## BEGIN Exercise material

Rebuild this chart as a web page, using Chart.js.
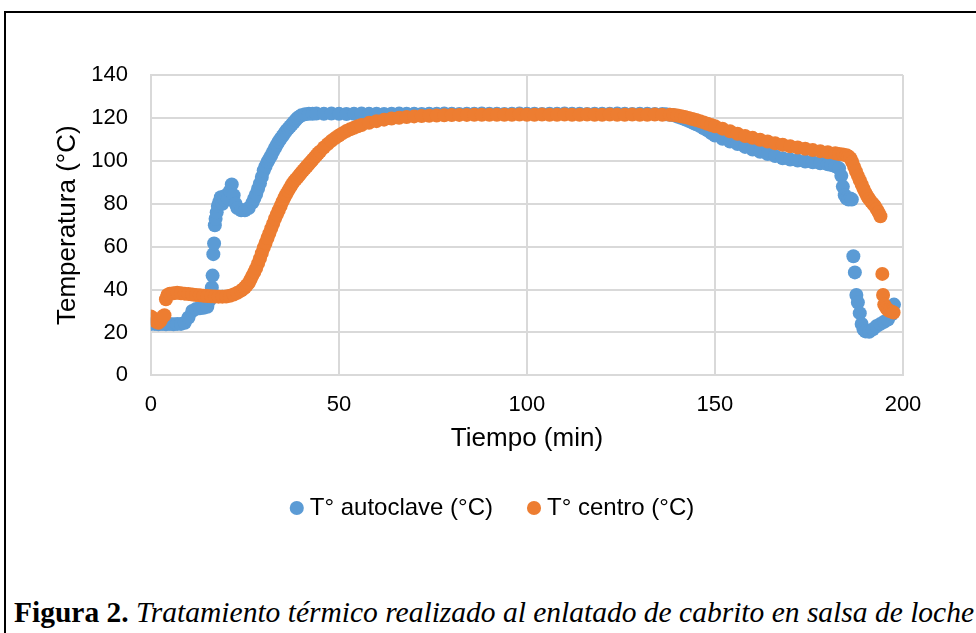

## END Exercise material
## BEGIN Exercise material

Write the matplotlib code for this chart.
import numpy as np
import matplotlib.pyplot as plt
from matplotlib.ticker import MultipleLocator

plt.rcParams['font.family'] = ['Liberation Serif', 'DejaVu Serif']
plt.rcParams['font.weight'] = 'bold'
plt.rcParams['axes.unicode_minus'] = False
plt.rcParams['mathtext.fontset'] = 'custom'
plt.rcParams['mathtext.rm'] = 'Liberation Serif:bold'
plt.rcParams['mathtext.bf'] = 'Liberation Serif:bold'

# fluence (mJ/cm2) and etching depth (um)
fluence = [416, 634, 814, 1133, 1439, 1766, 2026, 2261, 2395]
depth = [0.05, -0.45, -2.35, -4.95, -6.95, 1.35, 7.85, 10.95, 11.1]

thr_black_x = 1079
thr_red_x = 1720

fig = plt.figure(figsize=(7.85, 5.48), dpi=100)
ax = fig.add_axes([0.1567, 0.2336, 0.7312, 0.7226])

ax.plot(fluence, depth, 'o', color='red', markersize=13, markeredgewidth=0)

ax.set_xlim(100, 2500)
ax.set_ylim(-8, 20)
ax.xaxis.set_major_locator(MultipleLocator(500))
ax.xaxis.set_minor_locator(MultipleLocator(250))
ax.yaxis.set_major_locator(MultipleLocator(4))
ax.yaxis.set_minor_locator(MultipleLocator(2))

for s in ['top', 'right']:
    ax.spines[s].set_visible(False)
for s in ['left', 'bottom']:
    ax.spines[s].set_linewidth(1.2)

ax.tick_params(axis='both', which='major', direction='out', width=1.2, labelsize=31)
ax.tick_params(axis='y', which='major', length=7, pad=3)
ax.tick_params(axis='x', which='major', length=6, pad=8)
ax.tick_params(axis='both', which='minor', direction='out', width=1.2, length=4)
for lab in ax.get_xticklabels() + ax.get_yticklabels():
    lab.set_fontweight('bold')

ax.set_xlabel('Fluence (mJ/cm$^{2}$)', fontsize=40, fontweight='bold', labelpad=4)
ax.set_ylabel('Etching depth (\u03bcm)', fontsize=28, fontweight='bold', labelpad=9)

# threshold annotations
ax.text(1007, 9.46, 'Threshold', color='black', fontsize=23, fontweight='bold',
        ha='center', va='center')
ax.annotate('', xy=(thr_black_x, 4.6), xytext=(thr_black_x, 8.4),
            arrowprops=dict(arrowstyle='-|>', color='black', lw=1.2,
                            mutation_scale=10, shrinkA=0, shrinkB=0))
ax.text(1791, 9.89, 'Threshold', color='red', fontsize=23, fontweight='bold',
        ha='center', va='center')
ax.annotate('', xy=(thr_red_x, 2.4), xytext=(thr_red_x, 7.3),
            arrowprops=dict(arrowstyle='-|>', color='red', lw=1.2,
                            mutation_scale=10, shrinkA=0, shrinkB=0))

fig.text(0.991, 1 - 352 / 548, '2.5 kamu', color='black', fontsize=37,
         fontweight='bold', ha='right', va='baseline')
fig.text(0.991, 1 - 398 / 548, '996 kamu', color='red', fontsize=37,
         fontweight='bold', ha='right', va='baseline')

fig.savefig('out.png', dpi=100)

## END Exercise material

*What to do*
Begin with the line containing "Write the matplotlib code for this chart.", end with the line containing "plt.rcParams['mathtext.bf'] = 'Liberation", and transcribe exactly every line in that span, with nothing added.

*Final result*
Write the matplotlib code for this chart.
import numpy as np
import matplotlib.pyplot as plt
from matplotlib.ticker import MultipleLocator

plt.rcParams['font.family'] = ['Liberation Serif', 'DejaVu Serif']
plt.rcParams['font.weight'] = 'bold'
plt.rcParams['axes.unicode_minus'] = False
plt.rcParams['mathtext.fontset'] = 'custom'
plt.rcParams['mathtext.rm'] = 'Liberation Serif:bold'
plt.rcParams['mathtext.bf'] = 'Liberation Serif:bold'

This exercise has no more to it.